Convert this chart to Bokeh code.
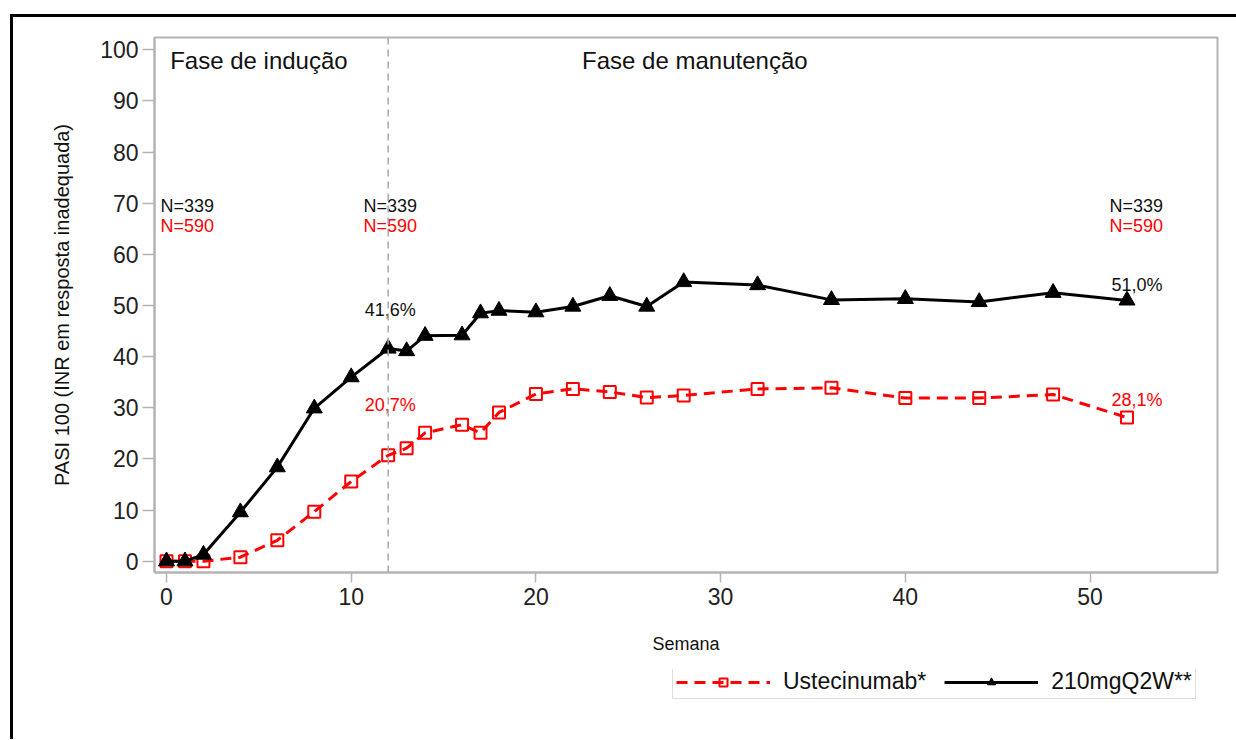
from bokeh.plotting import figure
from bokeh.layouts import column
from bokeh.models import Range1d, Span, Legend, LegendItem, FixedTicker
from bokeh.core.properties import value
from bokeh.embed import file_html
from bokeh.resources import INLINE

# ---------------- data ----------------
weeks = [0, 1, 2, 4, 6, 8, 10, 12, 13, 14, 16, 17, 18, 20, 22, 24, 26, 28, 32, 36, 40, 44, 48, 52]
pasi_210 = [0, 0, 1.3, 9.6, 18.4, 29.9, 36.0, 41.6, 41.1, 44.1, 44.2, 48.5, 49.0, 48.7,
            49.8, 51.9, 49.8, 54.6, 54.0, 51.1, 51.3, 50.7, 52.5, 51.0]
pasi_ust = [0, 0, 0, 0.8, 4.1, 9.7, 15.6, 20.7, 22.1, 25.1, 26.7, 25.1, 29.1, 32.7,
            33.7, 33.1, 32.0, 32.4, 33.7, 33.9, 31.9, 31.9, 32.6, 28.1]
series_names = ["Ustecinumab*", "210mgQ2W**"]
x_ticks = [0, 10, 20, 30, 40, 50]
y_ticks = [0, 10, 20, 30, 40, 50, 60, 70, 80, 90, 100]
n_210 = "N=339"
n_ust = "N=590"
n_weeks = [0, 12, 52]
pct_weeks = [12, 52]
pct_210 = ["41,6%", "51,0%"]
pct_ust = ["20,7%", "28,1%"]
phase_labels = ["Fase de indução", "Fase de manutenção"]
phase_split_week = 12

RED = "#ff0000"
BLACK = "#000000"
GREY = "#b4b4b4"
FONT = value("Liberation Sans")

p = figure(width=1223, height=652, output_backend="svg", toolbar_location=None,
           x_range=Range1d(-0.65, 56.9), y_range=Range1d(-2.2, 102.4),
           min_border_left=141, min_border_top=20, min_border_right=19, min_border_bottom=97)

p.xgrid.visible = False
p.ygrid.visible = False
p.outline_line_color = GREY
p.outline_line_width = 2
p.background_fill_color = "white"
p.border_fill_color = "white"

for ax in (p.xaxis[0], p.yaxis[0]):
    ax.axis_line_color = GREY
    ax.axis_line_width = 2
    ax.major_tick_line_color = GREY
    ax.major_tick_line_width = 1.5
    ax.major_tick_in = 0
    ax.minor_tick_line_color = None
    ax.major_label_text_font = "Liberation Sans"
    ax.major_label_text_font_size = "23px"
    ax.major_label_text_color = "#222222"
    ax.axis_label_text_font = "Liberation Sans"
    ax.axis_label_text_font_style = "normal"
    ax.axis_label_text_color = "#111111"

p.xaxis.ticker = FixedTicker(ticks=x_ticks)
p.yaxis.ticker = FixedTicker(ticks=y_ticks)
p.xaxis.major_tick_out = 10
p.yaxis.major_tick_out = 12
p.xaxis.major_label_standoff = 5
p.yaxis.major_label_standoff = 4
p.xaxis.axis_label = "Semana"
p.xaxis.axis_label_text_font_size = "18px"
p.xaxis.axis_label_standoff = 26
p.yaxis.axis_label = "PASI 100 (INR em resposta inadequada)"
p.yaxis.axis_label_text_font_size = "20px"
p.yaxis.axis_label_standoff = 24

# phase divider
p.add_layout(Span(location=phase_split_week, dimension="height", line_color="#a8a8a8",
                  line_width=1.5, line_dash="7 5"))

# series
line_ust = dict(line_color=RED, line_width=3, line_dash="11 7")
mark_ust = dict(marker="square", size=12, fill_color=None, line_color=RED, line_width=2)
line_210 = dict(line_color=BLACK, line_width=3)
mark_210 = dict(marker="triangle", size=16, fill_color=BLACK, line_color=BLACK)

p.line(weeks, pasi_ust, **line_ust)
p.scatter(weeks, pasi_ust, **mark_ust)
p.line(weeks, pasi_210, **line_210)
p.scatter(weeks, pasi_210, **mark_210)

# phase labels
p.text(x=[0.2], y=[97.9], text=[phase_labels[0]], text_font=FONT, text_font_size="24px",
       text_baseline="middle", text_align="left", text_color="#111111")
p.text(x=[22.5], y=[97.9], text=[phase_labels[1]], text_font=FONT, text_font_size="24px",
       text_baseline="middle", text_align="left", text_color="#111111")

# N labels
nfs = "18px"
p.text(x=[n_weeks[0]], y=[69.5], text=[n_210], text_font=FONT, text_font_size=nfs,
       text_align="left", text_baseline="middle", x_offset=-6, text_color="#111111")
p.text(x=[n_weeks[0]], y=[65.6], text=[n_ust], text_font=FONT, text_font_size=nfs,
       text_align="left", text_baseline="middle", x_offset=-6, text_color=RED)
p.text(x=[n_weeks[1]], y=[69.5], text=[n_210], text_font=FONT, text_font_size=nfs,
       text_align="center", text_baseline="middle", x_offset=2, text_color="#111111")
p.text(x=[n_weeks[1]], y=[65.6], text=[n_ust], text_font=FONT, text_font_size=nfs,
       text_align="center", text_baseline="middle", x_offset=2, text_color=RED)
p.text(x=[n_weeks[2]], y=[69.5], text=[n_210], text_font=FONT, text_font_size=nfs,
       text_align="right", text_baseline="middle", x_offset=36, text_color="#111111")
p.text(x=[n_weeks[2]], y=[65.6], text=[n_ust], text_font=FONT, text_font_size=nfs,
       text_align="right", text_baseline="middle", x_offset=36, text_color=RED)

# percent labels
i12 = weeks.index(pct_weeks[0])
i52 = weeks.index(pct_weeks[1])
p.text(x=[pct_weeks[0]], y=[pasi_210[i12]], text=[pct_210[0]], text_font=FONT, text_font_size="18px",
       text_align="center", text_baseline="middle", x_offset=2, y_offset=-38, text_color="#111111")
p.text(x=[pct_weeks[0]], y=[pasi_ust[i12]], text=[pct_ust[0]], text_font=FONT, text_font_size="18px",
       text_align="center", text_baseline="middle", x_offset=2, y_offset=-50, text_color=RED)
p.text(x=[pct_weeks[1]], y=[pasi_210[i52]], text=[pct_210[1]], text_font=FONT, text_font_size="18px",
       text_align="center", text_baseline="middle", x_offset=10, y_offset=-15, text_color="#111111")
p.text(x=[pct_weeks[1]], y=[pasi_ust[i52]], text=[pct_ust[1]], text_font=FONT, text_font_size="18px",
       text_align="center", text_baseline="middle", x_offset=10, y_offset=-18, text_color=RED)

# ---------------- legend strip (series kept out of its visible range) ----------------
lg = figure(width=1223, height=70, output_backend="svg", toolbar_location=None,
            x_range=Range1d(-0.65, 56.9), y_range=Range1d(-1001, -1000),
            min_border=0, x_axis_type=None, y_axis_type=None)
lg.xgrid.visible = False
lg.ygrid.visible = False
lg.outline_line_color = None
lg.background_fill_color = "white"
lg.border_fill_color = "white"
lr_line = lg.line(weeks, pasi_ust, **line_ust)
lr_mark = lg.scatter(weeks, pasi_ust, **mark_ust)
lb_line = lg.line(weeks, pasi_210, **line_210)
lb_mark = lg.scatter(weeks, pasi_210, **mark_210)

legend = Legend(items=[LegendItem(label=series_names[0], renderers=[lr_line, lr_mark]),
                       LegendItem(label=series_names[1], renderers=[lb_line, lb_mark])],
                location=(518, 40), orientation="horizontal",
                label_text_font="Liberation Sans", label_text_font_size="23px",
                label_text_color="#111111",
                glyph_width=94, glyph_height=20, label_height=20, label_standoff=13,
                spacing=18, padding=3, margin=0,
                border_line_color="#bbbbbb", border_line_width=1.5,
                background_fill_color="white", background_fill_alpha=1)
lg.add_layout(legend, "center")

layout = column(p, lg, spacing=0)
layout.margin = (14, 0, 0, 10)
layout.styles = {"border-top": "3px solid black", "border-left": "3px solid black"}

open("out.html", "w").write(file_html(layout, INLINE))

==*==

## WRITTEN REQUEST:
Return the listing above in full and without alteration, excluding its pictures.

## ANSWER TO THE PROBLEM:
Convert this chart to Bokeh code.
from bokeh.plotting import figure
from bokeh.layouts import column
from bokeh.models import Range1d, Span, Legend, LegendItem, FixedTicker
from bokeh.core.properties import value
from bokeh.embed import file_html
from bokeh.resources import INLINE

# ---------------- data ----------------
weeks = [0, 1, 2, 4, 6, 8, 10, 12, 13, 14, 16, 17, 18, 20, 22, 24, 26, 28, 32, 36, 40, 44, 48, 52]
pasi_210 = [0, 0, 1.3, 9.6, 18.4, 29.9, 36.0, 41.6, 41.1, 44.1, 44.2, 48.5, 49.0, 48.7,
            49.8, 51.9, 49.8, 54.6, 54.0, 51.1, 51.3, 50.7, 52.5, 51.0]
pasi_ust = [0, 0, 0, 0.8, 4.1, 9.7, 15.6, 20.7, 22.1, 25.1, 26.7, 25.1, 29.1, 32.7,
            33.7, 33.1, 32.0, 32.4, 33.7, 33.9, 31.9, 31.9, 32.6, 28.1]
series_names = ["Ustecinumab*", "210mgQ2W**"]
x_ticks = [0, 10, 20, 30, 40, 50]
y_ticks = [0, 10, 20, 30, 40, 50, 60, 70, 80, 90, 100]
n_210 = "N=339"
n_ust = "N=590"
n_weeks = [0, 12, 52]
pct_weeks = [12, 52]
pct_210 = ["41,6%", "51,0%"]
pct_ust = ["20,7%", "28,1%"]
phase_labels = ["Fase de indução", "Fase de manutenção"]
phase_split_week = 12

RED = "#ff0000"
BLACK = "#000000"
GREY = "#b4b4b4"
FONT = value("Liberation Sans")

p = figure(width=1223, height=652, output_backend="svg", toolbar_location=None,
           x_range=Range1d(-0.65, 56.9), y_range=Range1d(-2.2, 102.4),
           min_border_left=141, min_border_top=20, min_border_right=19, min_border_bottom=97)

p.xgrid.visible = False
p.ygrid.visible = False
p.outline_line_color = GREY
p.outline_line_width = 2
p.background_fill_color = "white"
p.border_fill_color = "white"

for ax in (p.xaxis[0], p.yaxis[0]):
    ax.axis_line_color = GREY
    ax.axis_line_width = 2
    ax.major_tick_line_color = GREY
    ax.major_tick_line_width = 1.5
    ax.major_tick_in = 0
    ax.minor_tick_line_color = None
    ax.major_label_text_font = "Liberation Sans"
    ax.major_label_text_font_size = "23px"
    ax.major_label_text_color = "#222222"
    ax.axis_label_text_font = "Liberation Sans"
    ax.axis_label_text_font_style = "normal"
    ax.axis_label_text_color = "#111111"

p.xaxis.ticker = FixedTicker(ticks=x_ticks)
p.yaxis.ticker = FixedTicker(ticks=y_ticks)
p.xaxis.major_tick_out = 10
p.yaxis.major_tick_out = 12
p.xaxis.major_label_standoff = 5
p.yaxis.major_label_standoff = 4
p.xaxis.axis_label = "Semana"
p.xaxis.axis_label_text_font_size = "18px"
p.xaxis.axis_label_standoff = 26
p.yaxis.axis_label = "PASI 100 (INR em resposta inadequada)"
p.yaxis.axis_label_text_font_size = "20px"
p.yaxis.axis_label_standoff = 24

# phase divider
p.add_layout(Span(location=phase_split_week, dimension="height", line_color="#a8a8a8",
                  line_width=1.5, line_dash="7 5"))

# series
line_ust = dict(line_color=RED, line_width=3, line_dash="11 7")
mark_ust = dict(marker="square", size=12, fill_color=None, line_color=RED, line_width=2)
line_210 = dict(line_color=BLACK, line_width=3)
mark_210 = dict(marker="triangle", size=16, fill_color=BLACK, line_color=BLACK)

p.line(weeks, pasi_ust, **line_ust)
p.scatter(weeks, pasi_ust, **mark_ust)
p.line(weeks, pasi_210, **line_210)
p.scatter(weeks, pasi_210, **mark_210)

# phase labels
p.text(x=[0.2], y=[97.9], text=[phase_labels[0]], text_font=FONT, text_font_size="24px",
       text_baseline="middle", text_align="left", text_color="#111111")
p.text(x=[22.5], y=[97.9], text=[phase_labels[1]], text_font=FONT, text_font_size="24px",
       text_baseline="middle", text_align="left", text_color="#111111")

# N labels
nfs = "18px"
p.text(x=[n_weeks[0]], y=[69.5], text=[n_210], text_font=FONT, text_font_size=nfs,
       text_align="left", text_baseline="middle", x_offset=-6, text_color="#111111")
p.text(x=[n_weeks[0]], y=[65.6], text=[n_ust], text_font=FONT, text_font_size=nfs,
       text_align="left", text_baseline="middle", x_offset=-6, text_color=RED)
p.text(x=[n_weeks[1]], y=[69.5], text=[n_210], text_font=FONT, text_font_size=nfs,
       text_align="center", text_baseline="middle", x_offset=2, text_color="#111111")
p.text(x=[n_weeks[1]], y=[65.6], text=[n_ust], text_font=FONT, text_font_size=nfs,
       text_align="center", text_baseline="middle", x_offset=2, text_color=RED)
p.text(x=[n_weeks[2]], y=[69.5], text=[n_210], text_font=FONT, text_font_size=nfs,
       text_align="right", text_baseline="middle", x_offset=36, text_color="#111111")
p.text(x=[n_weeks[2]], y=[65.6], text=[n_ust], text_font=FONT, text_font_size=nfs,
       text_align="right", text_baseline="middle", x_offset=36, text_color=RED)

# percent labels
i12 = weeks.index(pct_weeks[0])
i52 = weeks.index(pct_weeks[1])
p.text(x=[pct_weeks[0]], y=[pasi_210[i12]], text=[pct_210[0]], text_font=FONT, text_font_size="18px",
       text_align="center", text_baseline="middle", x_offset=2, y_offset=-38, text_color="#111111")
p.text(x=[pct_weeks[0]], y=[pasi_ust[i12]], text=[pct_ust[0]], text_font=FONT, text_font_size="18px",
       text_align="center", text_baseline="middle", x_offset=2, y_offset=-50, text_color=RED)
p.text(x=[pct_weeks[1]], y=[pasi_210[i52]], text=[pct_210[1]], text_font=FONT, text_font_size="18px",
       text_align="center", text_baseline="middle", x_offset=10, y_offset=-15, text_color="#111111")
p.text(x=[pct_weeks[1]], y=[pasi_ust[i52]], text=[pct_ust[1]], text_font=FONT, text_font_size="18px",
       text_align="center", text_baseline="middle", x_offset=10, y_offset=-18, text_color=RED)

# ---------------- legend strip (series kept out of its visible range) ----------------
lg = figure(width=1223, height=70, output_backend="svg", toolbar_location=None,
            x_range=Range1d(-0.65, 56.9), y_range=Range1d(-1001, -1000),
            min_border=0, x_axis_type=None, y_axis_type=None)
lg.xgrid.visible = False
lg.ygrid.visible = False
lg.outline_line_color = None
lg.background_fill_color = "white"
lg.border_fill_color = "white"
lr_line = lg.line(weeks, pasi_ust, **line_ust)
lr_mark = lg.scatter(weeks, pasi_ust, **mark_ust)
lb_line = lg.line(weeks, pasi_210, **line_210)
lb_mark = lg.scatter(weeks, pasi_210, **mark_210)

legend = Legend(items=[LegendItem(label=series_names[0], renderers=[lr_line, lr_mark]),
                       LegendItem(label=series_names[1], renderers=[lb_line, lb_mark])],
                location=(518, 40), orientation="horizontal",
                label_text_font="Liberation Sans", label_text_font_size="23px",
                label_text_color="#111111",
                glyph_width=94, glyph_height=20, label_height=20, label_standoff=13,
                spacing=18, padding=3, margin=0,
                border_line_color="#bbbbbb", border_line_width=1.5,
                background_fill_color="white", background_fill_alpha=1)
lg.add_layout(legend, "center")

layout = column(p, lg, spacing=0)
layout.margin = (14, 0, 0, 10)
layout.styles = {"border-top": "3px solid black", "border-left": "3px solid black"}

open("out.html", "w").write(file_html(layout, INLINE))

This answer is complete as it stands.